WIN URGES EU GOVERNMENTS TO TAKE NEW WHISTLEBLOWER DIRECTIVE SERIOUSLY TO STRENGTHEN PUBLIC INTEREST OVERSIGHT AND DEMOCRATIC ACCOUNTABILITY
17 APRIL 2019 – An international network of whistleblower protection NGOs calls on EU governments to adopt both the spirit and detail of the new EU whistleblower protection directive in their national legal frameworks, or risk further scandals and disasters that undermine public confidence in their ability to promote and safeguard the public interest.
Yesterday (16 April 2019), the European Parliament voted in an overwhelming majority to adopt a new law to protect European whistleblowers. The EU has raised the bar for all EU governments to lead the world in promoting gold standard protections for whistleblowers who raise concerns about wrongdoing or abusive practices that affect us all – whether in our how money is handled in financial institutions, the quality and safety of the food we eat, the water we drink, the air we breathe, the trains and planes we travel on and the care of our elderly and vulnerable.

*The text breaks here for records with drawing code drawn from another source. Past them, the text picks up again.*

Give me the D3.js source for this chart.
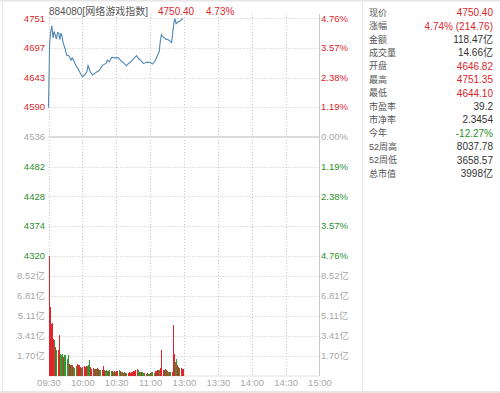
<!DOCTYPE html>
<html><head><meta charset="utf-8">
<script src="https://cdn.jsdelivr.net/npm/d3@7/dist/d3.min.js"></script>
<style>body{margin:0;background:#fff;}svg{display:block;font-family:"Liberation Sans","Noto Sans CJK SC",sans-serif;}</style>
</head><body>
<svg id="c" width="500" height="393"></svg>
<script>
const prevClose = 4535.64;
const priceHalfRange = 215.71;
const priceMinutes = [0,1,2,3,4,5,7,8,9,10,11,12,13,15,16,18,19,20,21,23,24,26,28,30,32,34,35,37,39,41,43,45,47,48,51,52,54,56,59,62,65,67,69,71,73,75,78,80,82,84,87,90,92,94,96,98,99,100,101,104,106,108,109,110,111,112,113,115,116,119];
const priceValues = [4589,4706,4727,4737,4715,4727,4713,4725,4724,4712,4724,4718,4706,4694,4684,4683,4679,4675,4679,4671,4666,4660,4652,4645,4648,4654,4665,4654,4648,4651,4654,4656,4663,4666,4669,4675,4672,4680,4679,4679,4672,4669,4665,4669,4672,4677,4683,4677,4674,4669,4671,4671,4668,4672,4681,4690,4709,4721,4718,4713,4712,4709,4707,4724,4742,4750,4741,4745,4745,4750.4];
const volumes = [10.2,5.9,4.4,4.5,3.15,3.0,2.4,2.2,2.2,3.5,1.86,1.72,1.8,1.57,1.72,1.72,1.43,1.72,1.0,0.92,0.86,0.86,0.71,0.66,0.8,1.0,0.86,0.86,0.71,0.66,0.7,0.77,0.71,0.77,0.77,0.86,1.29,0.71,0.57,0.66,0.57,0.57,0.57,0.66,0.57,0.49,0.45,0.43,0.77,0.49,0.37,0.43,0.37,0.4,0.49,0.4,0.37,0.31,0.37,0.31,0.37,0.4,0.49,0.37,0.31,0.26,0.2,0.26,0.2,0.2,0.2,0.26,0.2,0.26,0.31,0.35,0.37,0.43,0.54,0.43,0.31,0.26,0.26,0.26,0.2,0.2,0.14,0.2,0.14,0.17,0.2,0.31,0.26,0.2,0.37,0.4,0.43,0.43,0.49,0.6,2.2,0.5,0.43,0.54,0.43,0.37,0.26,0.31,0.26,0.3,4.3,1.86,1.14,1.43,0.86,0.71,0.66,0.66,0.57,0.57];
const volumeDirs = "rrrrrgrgrrgggrggggrrgrgggrrrrgrrrrgggrrrgrgrrggrrrgggrggrgrgrrgrggrgrgrrrrrrrrrgggrggrgrggrgggrrrrgrrrrgrggrgrrrggrrgrrr".split("");
const priceTicks = ["4751","4697","4643","4590","4536","4482","4428","4374","4320"];
const pctTicks = ["4.76%","3.57%","2.38%","1.19%","0.00%","1.19%","2.38%","3.57%","4.76%"];
const volTicks = [1.70,3.41,5.11,6.81,8.52];
const volMax = 10.22;
const timeTicks = [0,30,60,90,120,150,180,210,240];
const timeLabels = ["09:30","10:00","10:30","11:00","13:00","13:30","14:00","14:30","15:00"];
const titleParts = ["884080[网络游戏指数]","4750.40","4.73%"];
const infoLabels = ["现价","涨幅","金额","成交量","开盘","最高","最低","市盈率","市净率","今年","52周高","52周低","总市值"];
const infoValues = ["4750.40","4.74% (214.76)","118.47亿","14.66亿","4646.82","4751.35","4644.10","39.2","2.3454","-12.27%","8037.78","3658.57","3998亿"];
const infoTone = ["u","u","n","n","u","u","u","n","n","d","n","n","n"];

const RED="#d8262c", GREEN="#2c8f2c", GRAY="#a8a8a8", DARK="#333";
const svg = d3.select("#c");
const L=48.5, R=319.5;
const x = d3.scaleLinear().domain([0,240]).range([L,R]);
const y = d3.scaleLinear().domain([prevClose-priceHalfRange, prevClose+priceHalfRange]).range([256,18]);
const yv = d3.scaleLinear().domain([0,volMax]).range([375.5,256]);

// frame
svg.append("rect").attr("x",0).attr("y",0).attr("width",500).attr("height",393).attr("fill","#fff");
svg.append("line").attr("x1",0).attr("x2",500).attr("y1",0.5).attr("y2",0.5).attr("stroke","#e6e6e6").attr("stroke-width",2);
svg.append("line").attr("x1",2.5).attr("x2",2.5).attr("y1",0).attr("y2",393).attr("stroke","#e6e6e6");
svg.append("line").attr("x1",362.5).attr("x2",362.5).attr("y1",0).attr("y2",393).attr("stroke","#e6e6e6");
svg.append("line").attr("x1",0).attr("x2",500).attr("y1",392).attr("y2",392).attr("stroke","#e6e6e6").attr("stroke-width",2);

const grid = svg.append("g").attr("stroke","#c8c8c8").attr("stroke-dasharray","1,2").attr("stroke-width",1);
priceTicks.forEach((t,i)=>{
  if(i===4) return;
  const yy = Math.round(y(+t))+0.5;
  grid.append("line").attr("x1",L).attr("x2",R).attr("y1",yy).attr("y2",yy);
});
volTicks.forEach(t=>{
  const yy = Math.round(yv(t))+0.5;
  grid.append("line").attr("x1",L).attr("x2",R).attr("y1",yy).attr("y2",yy);
});
timeTicks.forEach((t,i)=>{
  if(i===timeTicks.length-1) return;
  const xx = Math.round(x(t))+0.5;
  grid.append("line").attr("x1",xx).attr("x2",xx).attr("y1",14).attr("y2",376);
});
svg.append("line").attr("x1",R).attr("x2",R).attr("y1",14).attr("y2",376).attr("stroke","#c8c8c8");
svg.append("line").attr("x1",L).attr("x2",R).attr("y1",376).attr("y2",376).attr("stroke","#e0e0e0");
const y0 = y(prevClose);
svg.append("line").attr("x1",L).attr("x2",R).attr("y1",y0).attr("y2",y0).attr("stroke","#dcdcdc").attr("stroke-width",2);

// volume bars
svg.append("g").attr("shape-rendering","crispEdges").selectAll("rect").data(volumes).join("rect")
  .attr("x",(d,i)=>x(i)).attr("width",1.0)
  .attr("y",d=>yv(d)).attr("height",d=>yv(0)-yv(d))
  .attr("fill",(d,i)=>volumeDirs[i]==="g"?"#2f9a2f":"#e0262c");

// price line
const pts = priceMinutes.map((m,i)=>[m,priceValues[i]]);
svg.append("path").datum(pts).attr("fill","none").attr("stroke","#4f87b5").attr("stroke-width",1.1)
  .attr("d",d3.line().x(d=>x(d[0])).y(d=>y(d[1])));

// axis labels
const lab = svg.append("g").attr("font-size",9.5);
priceTicks.forEach((t,i)=>{
  const col = i<4?RED:(i===4?GRAY:GREEN);
  const yy = y(+t);
  lab.append("text").attr("x",45).attr("y",yy).attr("dy","0.35em").attr("text-anchor","end").attr("fill",col).text(t);
  lab.append("text").attr("x",321).attr("y",yy).attr("dy","0.35em").attr("fill",col).text(pctTicks[i]);
});
volTicks.forEach(t=>{
  const yy = yv(t);
  const s = t.toFixed(2)+"亿";
  lab.append("text").attr("x",45).attr("y",yy).attr("dy","0.35em").attr("text-anchor","end").attr("fill",GRAY).text(s);
  lab.append("text").attr("x",321).attr("y",yy).attr("dy","0.35em").attr("fill",GRAY).text(s);
});
const xAxis = d3.axisBottom(x).tickValues(timeTicks).tickFormat((d,i)=>timeLabels[i]).tickSize(0).tickPadding(0);
const gx = svg.append("g").attr("transform","translate(0,379)").call(xAxis);
gx.select(".domain").remove();
gx.selectAll("text").attr("fill",GRAY).attr("font-size",9.5).attr("font-family","\"Liberation Sans\",sans-serif").attr("dy","0.71em");

// title
const tt = svg.append("g").attr("font-size",10);
tt.append("text").attr("x",49).attr("y",11).attr("dy","0.35em").attr("fill","#555").text(titleParts[0]);
tt.append("text").attr("x",158).attr("y",11).attr("dy","0.35em").attr("fill",RED).text(titleParts[1]);
tt.append("text").attr("x",206).attr("y",11).attr("dy","0.35em").attr("fill",RED).text(titleParts[2]);

// info panel
const ip = svg.append("g");
infoLabels.forEach((l,i)=>{
  const yy = 12.7 + 13.4*i;
  ip.append("text").attr("x",369).attr("y",yy).attr("dy","0.35em").attr("font-size",9).attr("fill","#555").text(l);
  const col = infoTone[i]==="u"?RED:(infoTone[i]==="d"?GREEN:DARK);
  ip.append("text").attr("x",493).attr("y",yy).attr("dy","0.35em").attr("font-size",10).attr("text-anchor","end").attr("fill",col).text(infoValues[i]);
});
</script>
</body></html>
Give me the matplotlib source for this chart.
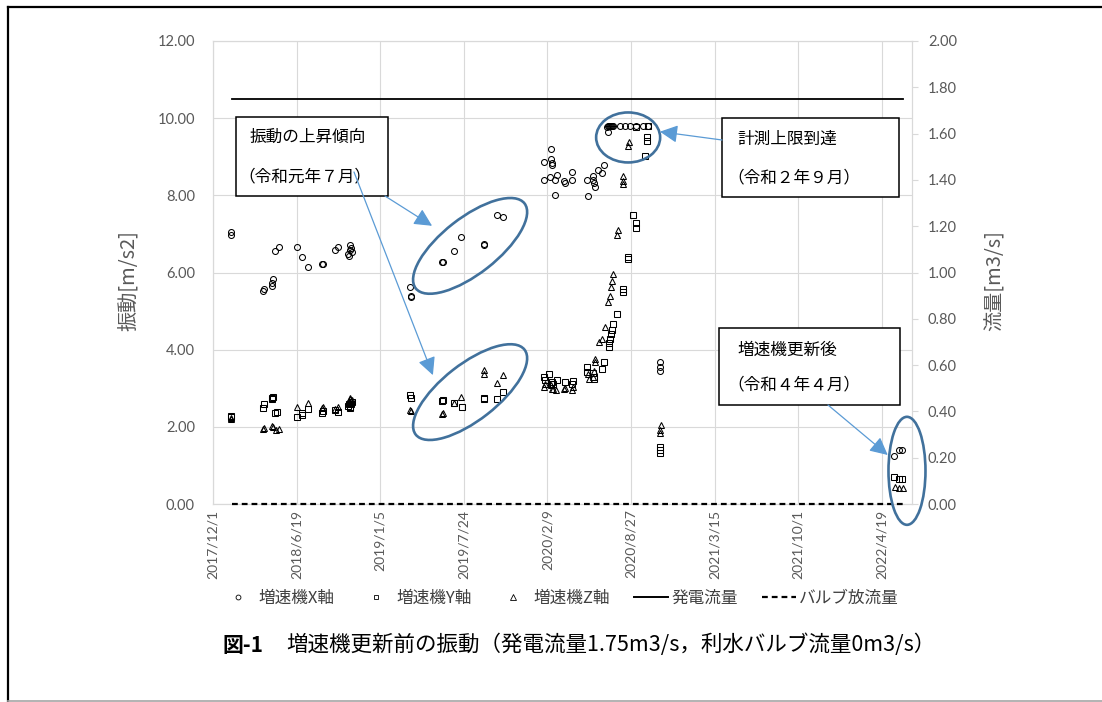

Landmark cases such as #LuxLeaks and #PanamaPapers have revealed how scandals that start in one country quickly spread to others, as the range of actors involved and the jurisdictions affected are revealed. Similarly, the European tainted-egg scandal started in the summer of 2017 in the Netherlands and Belgium and by 11 August, the European Commission announced that a total of 15 EU states, plus Switzerland and Hong Kong, were known to have received egg products contaminated by an insecticide harmful to human health.
WIN, whose NGO members advise, defend, and protect whistleblowers, has advocated for years for better legal and institutional protections in all European countries. The need for the EU to act across all 28 member states became more urgent and obvious as whistleblowers increasingly revealed serious corruption and the harm caused by wrongdoing and negligence that was no longer contained by national borders.
The EU legislation follows campaigning by WIN in a wider coalition organised by Eurocadres (association of unions) that included Transparency International Europe and journalist and press freedom organisations. The ground-breaking legislation must become national law across all EU members by May 2021.
WIN’s Executive Director and lawyer, Anna Myers, highlights the hard work of civil society, “We came together with different skill sets and missions from across Europe to advocate for stronger legal protections for whistleblowers and yesterday we got it!”
“But we also know that there has been reluctance, lack of understanding, and from our long experience in the field, often a determination to block whistleblower protection from being the progressive, democratic accountability mechanism it should be,” she said. “We still have our work cut out for us. The EU Directive is not perfect. WIN will continue to support civil society to collaborate across borders to ensure EU governments live up to both the detail and the spirit of the law.”
1. A requirement on all organisations in the private sector with more than 50 employees and all public sector bodies to introduce internal channels and procedures for whistleblowing, including protecting their confidentiality and providing feedback. There are few if any obligations on employers in EU Member States (outside of regulated sectors such as Financial Services) to have any whistleblowing arrangements. This simple change would make it easier for workers across the EU to find a route to speak up and stop harm sooner, whatever sector they work in.
2. New provisions to protect whistleblowers from liability. Under the EU directive, whistleblowers are immune from incurring civil liability of any kind, provided that they had reasonable grounds for whistleblowing. People will be able to blow the whistle without fear that their employer will come after them for breach of confidence, defamation, data protection and copyright breaches among others. They are also immune from liability from acquiring information that they disclose so long as its acquisition does not constitute a self-standing criminal offence.
3. Introduction of legal aid for whistleblowers. Currently there is no legal aid for whistleblowers seeking to bring claims to protect their jobs or to defend themselves against retaliatory legal claims against them. Too many whistleblowers cannot find or afford the legal advice or representation that allows them to successfully defend themselves, or even better, to prevent legal escalation of their situation.
WIN will be working with its members, associates and coalition partners to ensure the national transposition of the Directive that must be made by 2021 across the EU Member States results in even stronger and more progressive laws to protect whistleblowers.